Reducible and Irreducible Errors

Senthilkumar Bala
2 min readDec 27, 2020

--

There is nothing as the perfect blue in this imperfect world

Suppose you are an aspiring data scientist in a procurement team of a large company and want to get your hands dirty on your first prediction task.

The first task that you picked-up was to estimate price forecasts for different categories of products purchased from suppliers.

Current state

Let us assume “Y” is the actual price from a supplier for a particular product in the current scheme of things.

Y = f(X) , where

X = set of variables that you believe influences Y , and

f(X) = function that captures the relation between X & Y

We all know that we live in an imperfect world and hence it would be completely unrealistic to capture all the variables that can influence an outcome. There will always be those “extra” variables which will influence Y, which we might be unaware of. Let’s aggregate these extra variables into something called as an error term ε.

And hence now, the function Y becomes

Y = f(X) + ε

Prediction

Now, comes the fun part, i.e. the prediction part.
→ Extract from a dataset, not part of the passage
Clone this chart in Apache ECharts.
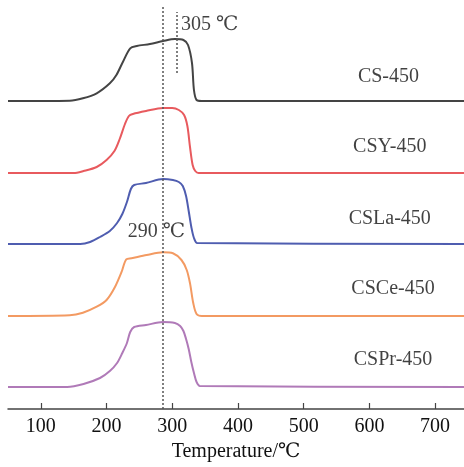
<!DOCTYPE html>
<html>
<head>
<meta charset="utf-8">
<script src="https://cdn.jsdelivr.net/npm/echarts@6/dist/echarts.min.js"></script>
<style>html,body{margin:0;padding:0;background:#fff}#c{width:464px;height:467px}</style>
</head>
<body>
<div id="c"></div>
<script>
// Temperature (x) and signal (stacked display value) arrays
const csT   = [50,144,164,185,205,215,225,236,246,266,286,304,317,324,330,333,337,345,744];
const csV   = [308,308.3,310.7,315.7,325.7,334,347.3,360.7,363,365,368,370,369,364,346,319,309,308,308];
const csyT  = [50,150,165,185,200,212,220,228,234,240,260,286,300,310,318,323,327,331,335,340,744];
const csyV  = [236,236,238,242,249,258,270,285,293,295,298,301,301,299,294,283,262,244,238,236,236];
const cslaT = [50,160,175,190,205,216,224,231,237,242,260,286,301,310,316,321,325,329,333,338,744];
const cslaV = [165,165,167,172,178,186,195,207,220,224,226,230,229,227,223,213,198,182,171,166,165];
const csceT = [50,144,164,185,200,213,223,230,238,261,286,301,314,322,327,332,337,345,744];
const csceV = [93,93.7,96.3,102.3,109,122.3,137.3,149.7,150.7,154,156.7,155.7,149,139,125.7,105.7,95,93,93];
const csprT = [50,140,165,190,205,216,224,231,236,242,260,286,304,312,317,321,325,329,333,337,342,744];
const csprV = [22,22,25,31,38,46,56,66,77,82,84,87,86,83,78,70,60,47,36,27,23,22];

const names  = ['CS-450','CSY-450','CSLa-450','CSCe-450','CSPr-450'];
const colors = ['#444444','#e85a5e','#4f5db0','#f39a62','#b07ab8'];
const tickValues = [100,200,300,400,500,600,700];

// Annotation positions (temperature, display value, text)
const labelT = [629,631,631,636,636,276,357];
const labelV = [332,262,190,120,49,177,384];
const labelText = ['CS-450','CSY-450','CSLa-450','CSCe-450','CSPr-450','290 ℃','305 ℃'];

// Reference lines
const peakLineT = 286;
const peakLine2T = 306.6;

const zip = (a,b) => a.map((x,i)=>[x,b[i]]);
const seriesT = [csT,csyT,cslaT,csceT,csprT];
const seriesV = [csV,csyV,cslaV,csceV,csprV];

const font = 'Liberation Serif, Times New Roman, DejaVu Serif, serif';

const series = names.map((n,i)=>({
  name:n, type:'line', data: zip(seriesT[i], seriesV[i]),
  showSymbol:false, smooth:0.3,
  lineStyle:{color:colors[i], width:2}, itemStyle:{color:colors[i]}, z:2
}));

series[0].markLine = {
  silent:true, symbol:'none', label:{show:false},
  lineStyle:{color:'#555', width:1.5, type:[2,2]},
  data:[
    [{coord:[peakLineT,0]},{coord:[peakLineT,404]}],
    [{coord:[peakLine2T,336]},{coord:[peakLine2T,397]}]
  ]
};

series.push({
  type:'scatter', symbolSize:1, itemStyle:{color:'rgba(0,0,0,0)'}, silent:true, z:5,
  data: labelT.map((t,i)=>[t,labelV[i],labelText[i]]),
  label:{show:true, position:'inside', formatter:p=>p.value[2], color:'#111', fontSize:20, fontFamily:font}
});

const chart = echarts.init(document.getElementById('c'));
chart.setOption({
  animation:false,
  grid:{left:8, right:0, top:0, bottom:58},
  xAxis:{
    type:'value', min:50, max:744,
    name:'Temperature/℃', nameLocation:'middle', nameGap:26,
    nameTextStyle:{color:'#111', fontSize:20, fontFamily:font},
    axisLine:{show:true, lineStyle:{color:'#444', width:1.5}},
    axisTick:{show:true, inside:true, length:6, customValues:tickValues, lineStyle:{color:'#444', width:1.2}},
    axisLabel:{customValues:tickValues, color:'#111', fontSize:20, fontFamily:font, margin:8},
    splitLine:{show:false}
  },
  yAxis:{type:'value', min:0, max:409, show:false},
  series: series
});
</script>
</body>
</html>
In simplest term, the prediction part is all about how can I design f(x) in such a way that I get very close to the value of Y, for the given values of X. Let us call this as our estimator function 𝕗 and our predicted value as 𝕐

𝕐 = 𝕗(X) + ε

Great ! Now that we have the actual (Y) and the predicted (𝕐) value, the difference between Y and 𝕐 is the prediction error.

Prediction error is influenced by 2 factors

  1. Difference between f(X) and 𝕗(X), which we term as the Reducible Error
  2. ε , which we call as the Irreducible Error

Given infinite time, we know that we can figure out a good enough estimator and bring down the Reducible Error closer to 0.

So, Reducible errors are those errors which we have control of and can reduce them by choosing more optimal models.

Irreducible Errors are the errors caused by the variables beyond the realm of X (our set of predictor variables). We can’t reduce these errors. This error will continue to stay in the system and are famously termed as Noise or simply the Randomness in the Universe.

To reduce Irreducible error, you can try to understand the domain better and see if you can bring down the Noise (essentially, either remove attributes or add new attributes into the scope of X)

As a novice data scientist, the idea always is to start reducing the Reducible Errors that you have control over. There will always be those errors which cannot be brought down and these are the ones you term as Irreducible errors.

--

--